G. Characteristics of the Desired Program
The desired program should meet two basic objectives.
First, education is for the student and should be designed to bring the entering student to informed adulthood in a way commensurate with his needs and progress. This means that, to the greatest extent possible, the responsibility for the student's life style and for his becoming educated must rest with himself. Further, the program should be framed so that with responsibility and the freedom it implies must go accountability,
Second, whatever quantitative criterion is used to determine the awarding of the degree, that criterion must be based primarily on the ability of the student to meet the stated educational Goal of the College. It is in this area that the student and the College are accountable--the student for meeting the requirements, and the College for establishing and protecting the quality of the degree.
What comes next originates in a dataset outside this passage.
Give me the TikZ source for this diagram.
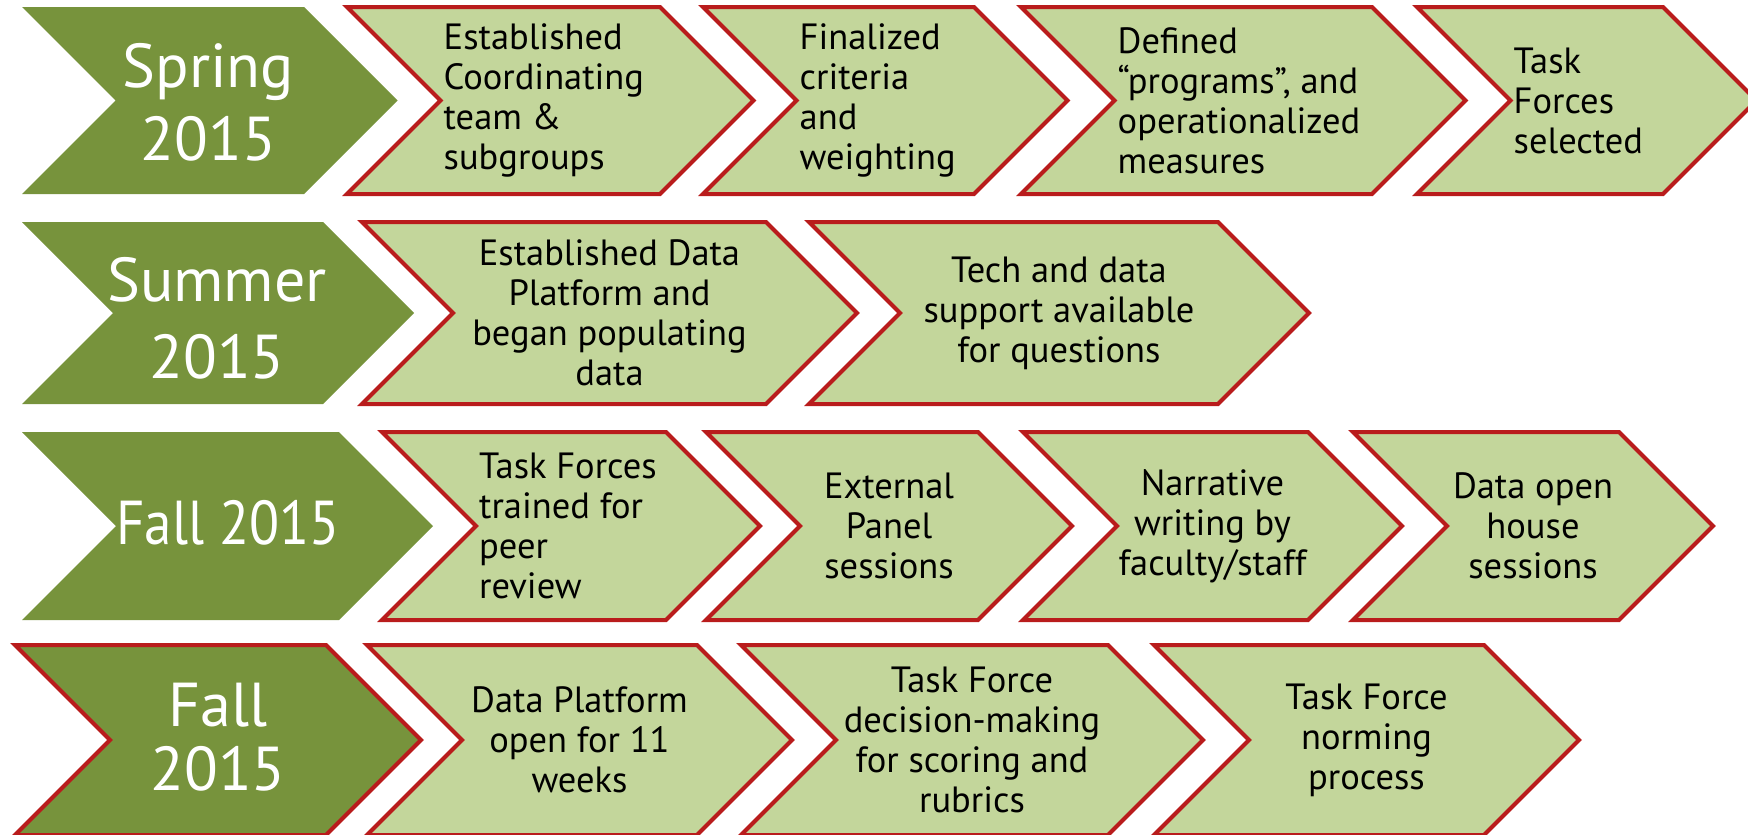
\documentclass[tikz,border=0pt]{standalone}
\usepackage{fontspec}
\setmainfont{PT Sans}
\definecolor{dkgreen}{RGB}{119,147,60}
\definecolor{ltgreen}{RGB}{195,214,155}
\definecolor{bordred}{RGB}{185,28,28}
\newcommand\chevshape[5]{% #1 style, #2 left, #3 right, #4 top, #5 bottom
  \pgfmathsetmacro\chh{(#5-#4)/2}%
  \pgfmathsetmacro\cmm{(#5+#4)/2}%
  \path[#1] (#2,#4) -- (#3,#4) -- ({#3+\chh},\cmm) -- (#3,#5) -- (#2,#5) -- ({#2+\chh},\cmm) -- cycle;%
}
\tikzset{
  headshape/.style={fill=dkgreen},
  headshapeb/.style={fill=dkgreen, draw=bordred, line width=4pt, line join=miter},
  stepbox/.style={fill=ltgreen, draw=bordred, line width=4pt, line join=miter},
  headtext/.style={text=white, font=\fontsize{62}{74}\selectfont, align=center, inner sep=0pt},
  bodytext/.style={text=black, font=\fontsize{36.5}{40}\selectfont, inner sep=0pt},
  lefttext/.style={bodytext, anchor=west, align=left},
  midtext/.style={bodytext, align=center},
}
\begin{document}
\begin{tikzpicture}[x=1pt,y=-1pt]
\useasboundingbox (0,0) rectangle (1748,835);
% Row 1
\chevshape{headshape}{22}{304}{7}{194}
\chevshape{stepbox}{347}{660}{7}{194}
\chevshape{stepbox}{703}{974}{7}{194}
\chevshape{stepbox}{1021}{1372}{7}{194}
\chevshape{stepbox}{1417}{1663}{7}{194}
\node[headtext, font=\fontsize{62}{73}\selectfont] (h1) at (208.5,102) {Spring\\2015};
\node[lefttext] (a1) at (443.5,100.5) {Established\\Coordinating\\team \&\\subgroups};
\node[lefttext] (a2) at (799.5,100.5) {Finalized\\criteria\\and\\weighting};
\node[lefttext] (a3) at (1117.5,100.5) {Defined\\“programs”, and\\operationalized\\measures};
\node[lefttext] (a4) at (1513.5,100.5) {Task\\Forces\\selected};
% Row 2
\chevshape{headshape}{22}{323}{222}{404}
\chevshape{stepbox}{362}{766}{222}{404}
\chevshape{stepbox}{809}{1218}{222}{404}
\node[headtext, font=\fontsize{62}{77}\selectfont] (h2) at (217,318) {Summer\\2015};
\node[midtext] (b1) at (609.5,313) {Established Data\\Platform and\\began populating\\data};
\node[midtext] (b2) at (1059,313) {Tech and data\\support available\\for questions};
% Row 3
\chevshape{headshape}{22}{339}{432}{620}
\chevshape{stepbox}{382}{666}{432}{620}
\chevshape{stepbox}{706}{978}{432}{620}
\chevshape{stepbox}{1023}{1308}{432}{620}
\chevshape{stepbox}{1353}{1619}{432}{620}
\node[headtext, xscale=0.89, transform shape] (h3) at (228,523) {Fall 2015};
\node[lefttext] (c1) at (479,526) {Task Forces\\trained for\\peer\\review};
\node[midtext] (c2) at (889,526) {External\\Panel\\sessions};
\node[midtext] (c3) at (1212.5,526) {Narrative\\writing by\\faculty/staff};
\node[midtext] (c4) at (1533,526) {Data open\\house\\sessions};
% Row 4
\chevshape{headshapeb}{15}{326}{645}{835}
\chevshape{stepbox}{367}{697}{645}{835}
\chevshape{stepbox}{741}{1108}{645}{835}
\chevshape{stepbox}{1154}{1484}{645}{835}
\node[headtext, font=\fontsize{62}{64}\selectfont] (h4) at (218,737.5) {Fall\\2015};
\node[midtext] (d1) at (579.5,740) {Data Platform\\open for 11\\weeks};
\node[midtext] (d2) at (972,740) {Task Force\\decision-making\\for scoring and\\rubrics};
\node[midtext] (d3) at (1366.5,740) {Task Force\\norming\\process};
\end{tikzpicture}
\end{document}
There are several other characteristics which are particularly important with respect to WPI as an independent college of engineering and science:
a. The program must be flexible enough to accommodate the varying backgrounds, needs, and maturities of the students.
b. The program should be innovative enough to justify its being undertaken by an independent college.
c. The program--but more important, the entire atmosphere of the College--should promote a community of spirit. In order to assist the student as much as possible in his intellectual growth, the student must find about him a group of people who are learning-- and enjoying it. Obviously, this community of spirit is as important for the faculty as for the students.
d. The program should be devised so that science and technology are intimately related to the humanities, the social sciences, and to each other. Society needs technological specialists and generalists who are also concerned about human need, and so does WPI.
(1) The Future of Two Towers, WPI, March 1969.
(2) The Future of Two Towers, Part II, WPI, July 1969.
(3) The Future of Two Towers Part III: A Model, WPI, September 1969.
(4) Jencks, C. and David Riesman, The Academic Revolution, p. 199, Doubleday, New York (1968).
(5) Clarke, A. C., address to the WPI community, November 1969.
(6) Whitehead, A. N., The Aims of Education, Mentor by arrangement with MacMillan, New York (1949).
(7) Higgins, George, personal communication, December (1969).
(8) Hoyt, D. P., "The Relationship Between College Grades and Adult Achievement", American College Testing Program, Research Report No. 7, Iowa City, (1965).
(9) Jencks, C., and David Riesman, op. cit. p. 205.